On Monday, the Queensland Supreme Court (Trial Division) ruled that an unsent text message qualified as the valid last will and testament of Mark Nichol, a 55-year-old Australian man who unfortunately took his own life in October, 2016. The deceased had a troubled relationship with his wife and son, and the unsent text message left all of his possessions to his brother and nephew.

The deceased’s widow brought an application for letters of administration on intestacy, while the deceased’s nephew and brother brought an application seeking a declaration that the unsent text message constituted the valid testamentary instrument of the deceased and thus sought letters of administration with a will.

Section 18 of the Succession Act 1981 (Qld) provides the Queensland Supreme Court with broad discretion to find that a document (or portion thereof) forms part of the last will and testament of the deceased, and allows to Court to rely on evidence about the deceased’s testamentary intentions:

(1) This section applies to a document, or a part of a document, that –

(a) purports to state the testamentary intentions of a deceased person; and

(b) has not been executed under this part.

(2) The document or the part forms a will, an alteration of a will, or a full or partial revocation of a will, of the deceased person if the court is satisfied that the person intended the document or part to form the person’s will, an alteration to the person’s will or a full or partial revocation of the person’s will.

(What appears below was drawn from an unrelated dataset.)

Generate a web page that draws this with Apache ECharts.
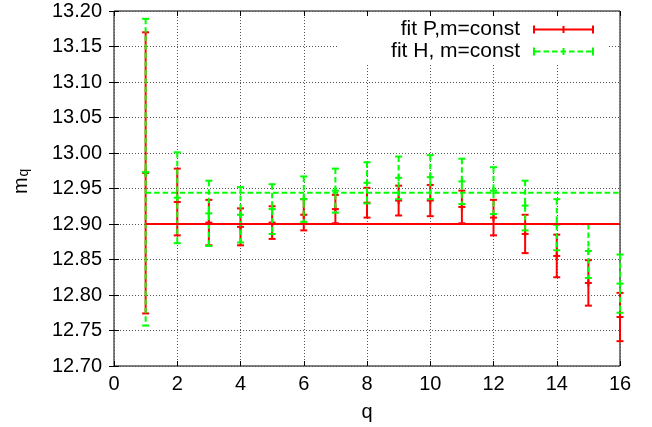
<!DOCTYPE html>
<html><head><meta charset="utf-8">
<script src="https://cdn.jsdelivr.net/npm/echarts@6/dist/echarts.min.js"></script>
<style>html,body{margin:0;padding:0;background:#fff}#c{width:652px;height:427px}</style>
</head><body><div id="c"></div>
<script>
// ---- data ----
const qValues = [1, 2, 3, 4, 5, 6, 7, 8, 9, 10, 11, 12, 13, 14, 15, 16];
const pMean = [12.972, 12.931, 12.902, 12.896, 12.902, 12.913, 12.921, 12.930, 12.933, 12.933, 12.924, 12.909, 12.886, 12.855, 12.817, 12.769];
const pErr  = [0.198, 0.047, 0.032, 0.026, 0.023, 0.022, 0.020, 0.021, 0.021, 0.022, 0.023, 0.025, 0.027, 0.030, 0.032, 0.034];
const hMean = [12.973, 12.937, 12.915, 12.913, 12.921, 12.935, 12.947, 12.958, 12.965, 12.966, 12.960, 12.947, 12.926, 12.899, 12.862, 12.816];
const hErr  = [0.216, 0.064, 0.046, 0.039, 0.035, 0.032, 0.031, 0.029, 0.030, 0.031, 0.032, 0.033, 0.035, 0.036, 0.038, 0.041];
const fitP = 12.900;
const fitH = 12.944;
const seriesNames = ['fit P,m=const', 'fit H, m=const'];
const xTicks = [0, 2, 4, 6, 8, 10, 12, 14, 16];
const yTicks = ['12.70','12.75','12.80','12.85','12.90','12.95','13.00','13.05','13.10','13.15','13.20'];

// ---- styles ----
const RED = '#ff0000', GREEN = '#00ff00';
const FONT = '"Liberation Sans", Arial, Helvetica, sans-serif';
const DASH = [5.5, 3];

function errRender(color, dash) {
  return function (params, api) {
    const x = api.value(0), m = api.value(1), e = api.value(2);
    const t = api.coord([x, m + e]), b = api.coord([x, m - e]), c = api.coord([x, m]);
    const cap = 3.5, lw = 2;
    const st = {stroke: color, lineWidth: lw, fill: null, lineDash: dash || null};
    const solid = {stroke: color, lineWidth: lw, fill: null};
    return {type: 'group', children: [
      {type: 'line', shape: {x1: t[0], y1: t[1], x2: b[0], y2: b[1]}, style: st},
      {type: 'line', shape: {x1: t[0] - cap, y1: t[1], x2: t[0] + cap, y2: t[1]}, style: solid},
      {type: 'line', shape: {x1: b[0] - cap, y1: b[1], x2: b[0] + cap, y2: b[1]}, style: solid},
      {type: 'line', shape: {x1: c[0] - cap, y1: c[1], x2: c[0] + cap, y2: c[1]}, style: solid},
      {type: 'line', shape: {x1: c[0], y1: c[1] - cap, x2: c[0], y2: c[1] + cap}, style: solid}
    ]};
  };
}

function iconPath(dashed) {
  let p = 'path://M0 0h2v8h-2z M59 0h2v8h-2z M29.5 0.5h2v7h-2z ';
  if (!dashed) {
    p += 'M0 3h61v2h-61z';
  } else {
    for (let x = 2; x < 59; x += 8.5) {
      const w = Math.min(5.5, 59 - x);
      p += 'M' + x + ' 3h' + w + 'v2h-' + w + 'z ';
    }
  }
  return p;
}

const pData = qValues.map((q, i) => [q, pMean[i], pErr[i]]);
const hData = qValues.map((q, i) => [q, hMean[i], hErr[i]]);
const qMin = qValues[0], qMax = qValues[qValues.length - 1];

const chart = echarts.init(document.getElementById('c'), null, {renderer: 'canvas'});
chart.setOption({
  animation: false,
  backgroundColor: '#fff',
  grid: {left: 114, right: 32, top: 11, bottom: 58, show: true, borderColor: '#000', borderWidth: 1, backgroundColor: 'transparent'},
  legend: {
    orient: 'vertical', align: 'right', right: 45, top: 12,
    padding: [7, 13, 1, 54], itemGap: 1, itemWidth: 61, itemHeight: 8,
    backgroundColor: '#fff', selectedMode: false,
    textStyle: {fontFamily: FONT, fontSize: 21, color: '#000', padding: [0, 8, 0, 0]},
    data: [
      {name: seriesNames[0], icon: iconPath(false), itemStyle: {color: RED}},
      {name: seriesNames[1], icon: iconPath(true), itemStyle: {color: GREEN}}
    ]
  },
  xAxis: [{
    type: 'value', min: xTicks[0], max: xTicks[xTicks.length - 1], interval: 2,
    name: 'q', nameLocation: 'middle', nameGap: 36,
    nameTextStyle: {fontFamily: FONT, fontSize: 20, color: '#000'},
    axisLine: {show: false},
    axisTick: {show: true, inside: true, length: 5, lineStyle: {color: '#000'}},
    axisLabel: {fontFamily: FONT, fontSize: 20, color: '#000', margin: 8},
    splitLine: {show: true, lineStyle: {color: '#555', type: [1, 2], width: 1}}
  }, {
    type: 'value', position: 'top', min: xTicks[0], max: xTicks[xTicks.length - 1], interval: 2, z: 6,
    axisLine: {show: false}, axisLabel: {show: false}, splitLine: {show: false},
    axisTick: {show: true, inside: true, length: 5, lineStyle: {color: '#000'}}
  }],
  yAxis: [{
    type: 'value', min: Number(yTicks[0]), max: Number(yTicks[yTicks.length - 1]), interval: 0.05,
    axisLine: {show: false},
    axisTick: {show: true, inside: true, length: 5, lineStyle: {color: '#000'}},
    axisLabel: {fontFamily: FONT, fontSize: 20, color: '#000', margin: 12, formatter: v => v.toFixed(2)},
    splitLine: {show: true, lineStyle: {color: '#555', type: [1, 2], width: 1}}
  }, {
    type: 'value', position: 'right', min: Number(yTicks[0]), max: Number(yTicks[yTicks.length - 1]), interval: 0.05, z: 6,
    axisLine: {show: false}, axisLabel: {show: false}, splitLine: {show: false},
    axisTick: {show: true, inside: true, length: 5, lineStyle: {color: '#000'}}
  }],
  graphic: [
    {type: 'text', x: 21, y: 194, rotation: Math.PI / 2, z: 10,
     style: {text: 'm', font: '20px ' + FONT, fill: '#000', textAlign: 'left', textVerticalAlign: 'middle'}},
    {type: 'text', x: 24, y: 176.5, rotation: Math.PI / 2, z: 10,
     style: {text: 'q', font: '14px ' + FONT, fill: '#000', textAlign: 'left', textVerticalAlign: 'middle'}}
  ],
  series: [
    {name: seriesNames[0], type: 'custom', xAxisIndex: 0, yAxisIndex: 0, itemStyle: {color: RED},
     renderItem: errRender(RED, null), data: pData, encode: {x: 0, y: 1}, z: 2},
    {name: seriesNames[1], type: 'custom', xAxisIndex: 0, yAxisIndex: 0, itemStyle: {color: GREEN},
     renderItem: errRender(GREEN, DASH), data: hData, encode: {x: 0, y: 1}, z: 2},
    {name: 'fitP-line', type: 'line', xAxisIndex: 0, yAxisIndex: 0, showSymbol: false, symbol: 'none',
     data: [[qMin, fitP], [qMax, fitP]], lineStyle: {color: RED, width: 2}, z: 3},
    {name: 'fitH-line', type: 'line', xAxisIndex: 0, yAxisIndex: 0, showSymbol: false, symbol: 'none',
     data: [[qMin, fitH], [qMax, fitH]], lineStyle: {color: GREEN, width: 2, type: DASH}, z: 3}
  ]
});
</script>
</body></html>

(3) In making a decision under subsection (2), the court may, in addition to the document or part, have regard to –

(a) any evidence relating to the way in which the document or part was executed; and

(b) any evidence of the person’s testamentary intentions, including evidence of statements made by the person.

(4) Subsection (3) does not limit the matters a court may have regard to in making a decision under subsection (2).

(5) This section applies to a document, or a part of a document, whether the document came into existence within or outside the State.

In finding that the text message was intended as a will, the Court relied on the reference to “will” in the text message, the date of the message, and the deceased’s electronic signature thereof, as well as evidence about the deceased’s estranged relationship with his wife and son that tended to suggest he did not intend for them to inherit his estate.

This scenario would play out very differently in Ontario based on our current succession laws. In order for a holograph will to be valid in Ontario, it must meet the formal requirements of the Succession Law Reform Act, R.S.O. 1990, c S.26, which holds at s. 6 that: “A testator may make a valid will wholly by his or her own handwriting and signature, without formality, and without the presence, attestation or signature of a witness.”

As the law continues to evolve to new technologies, the Ontario courts may have to grapple with the use of text message and social media evidence in estates and trusts cases. For the moment, however, a would-be testator should reach for good old fashioned pen and paper to make valid holograph will or codicil in Ontario.